Бабуся иногда вспоминала голодовку 1933 года, рассказывая, - «Такой был голод, что даже грибы и раков есть приходилось». Зато теперь это деликатес.

Перед войной дедушка Прокофий Павлович вышел на пенсию, купил хату на Подгоровке, на правом берегу Айдара против Старобельска, и переехал туда жить.

Тетя Галя - самая младшая сестра мамы вышла замуж за соседа Михаила Цыкалова, у которого умерла жена, и остался сын Василий, потом тетя родила Александра и Николая. Дядя Миша умер после войны где-то в 1946-47 году.

Мамин старший брат служил в Грозном начальником Военно-грузинской дороги. Детей у него не было. Умер в первые дни в глубоком тылу.

Средний брат дядя Вася служил в Москве, и был зам. Начальника канала Москва-Волга. Перед войной он демобилизовался и переехал со своей женой и дочкой Людой к дедушке.
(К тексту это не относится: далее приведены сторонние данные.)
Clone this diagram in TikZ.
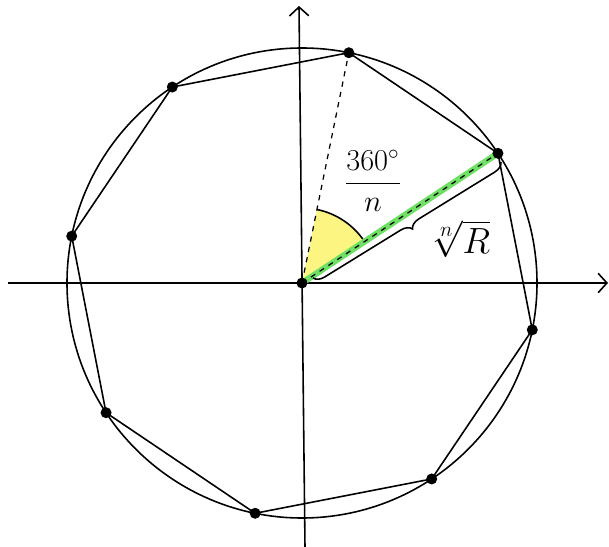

С первых дней войны его забрали в армию. Во время оккупации его жена работала у немцев, и при отступлении уехала сними, потом вернулась, переругалась с дедушкой и окончательно уехала в Москву, откуда была родом. У дедушки, кроме Коли тети Насти, воспитывалась и Люда. После войны вернулись инвалидами I и II группы дядя Вася и дядя Алеша. Василий Прокофьевич умер в 1948 году, а Алексей Прокофьевич - в 1982. Сыновей после них не осталось, на этом род Прокофия Павловича Ткаченко закончился.

Бабушка Мария Максимовна всегда была домохозяйкой и воспитывала внуков. Коля Линник в 1949 году ушел служить в армию, а Люда после окончания 10 классов уехала в Москву к матери. Но бабушка умерла раньше - в 1954 году, а дедушка - в 1957, именно в этот год и уехала Люда.

Я помню, как приехал из Рязанской области и пошел в гости к дедушке и бабушке. По дороге в Старобельске взял бутылку водку (дедушка был любитель выпить). Бабушка стала готовить на стол, а в это время пришел какой-то старик вырвать больной зуб. Дедушка налил в стакан водки, прополоскал инструменты (дезинфекция) и вырвал зуб. Водку хотел вылить, но старик попросил в стакан долить еще, мол, есть нельзя два часа, а выпить-то можно, а без закуски он как раз дойдет до дома, пока его разберет. Выпил и ушел.

После смерти дяди Шуры дедушка и бабушка осунулись, сразу постарели. Стали выглядеть больными и худыми. Бабушка умерла на 75-ом, а дедушка - на 83-ем году жизни.